Mark is on to a great method; the application of battle tested tuning techniques to an often used but rarely fully understood tool. I’m not sure how much time I’ll have over the next few weeks, but if I do perhaps I’ll throw my oar in as well. Things I can think of to contribute to the community dovetailing on Mark’s work include:

  • Unify the approach of monitoring the Clock Time and drill down to the performance data Mark has retrieved. ie, build a set of reports (or even a small data mart!) that consumes the public runtime performance views in the OWB runtime repository. I’m a big fan of quantifying the benefit of a tuning excercise. Perhaps a way to track which processes/mappings are slowing your loads, elapsed/time versus volume (ETL throughput), etc. Consume and understand the basic metrics, then drill down on a particular mapping into the information that Mark has developed.

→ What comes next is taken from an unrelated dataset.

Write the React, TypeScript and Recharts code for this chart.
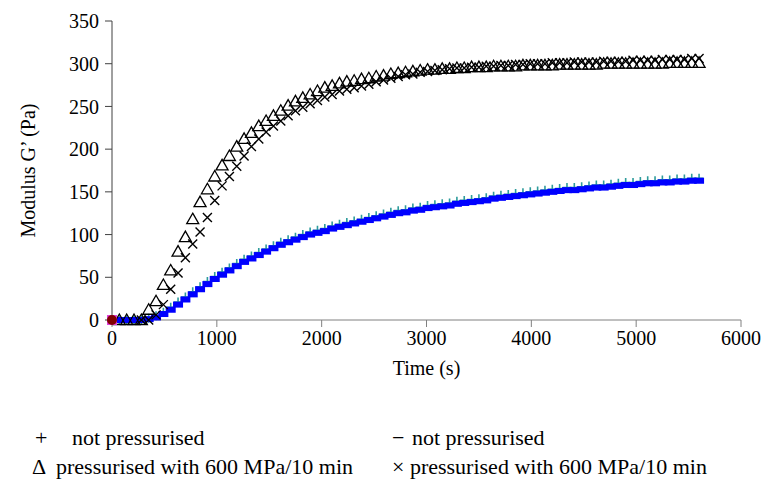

  • An OMBPlus implementation of the “on/off” trace flag Mark refers to :The way of enabling tracing should either be built in by default, or easily added by the OWB developer. Ideally it should be simple to switch it on or off (perhaps levels of event 10046 tracing?). I bet one can create a script that adds/removes the pre/most mapping process that Mark has added manually to the mapping. In this method we could programmatically turn tracing on for a defined list (from one to entire repository) of OWB mappings. The logic to set the key for the process flow operators using OMBPlus might be a wee bit more difficult (would have to iterate through operators in a process and possibly make changes). The biggest drawback, and I don’t see a clear solution at this point, is how to change tracing at RUNTIME instead of deployment. Making the changes via OMB requires a redeployment but it would be most beneficial if tracing was in the code, and changed at runtime.

A great start of the conversation that’s been long overdue… Perhaps a small OWB coming of age? The technology is now used widely enough to warrant some of it’s own methods, patterns, and strategies for not just building but rather building well.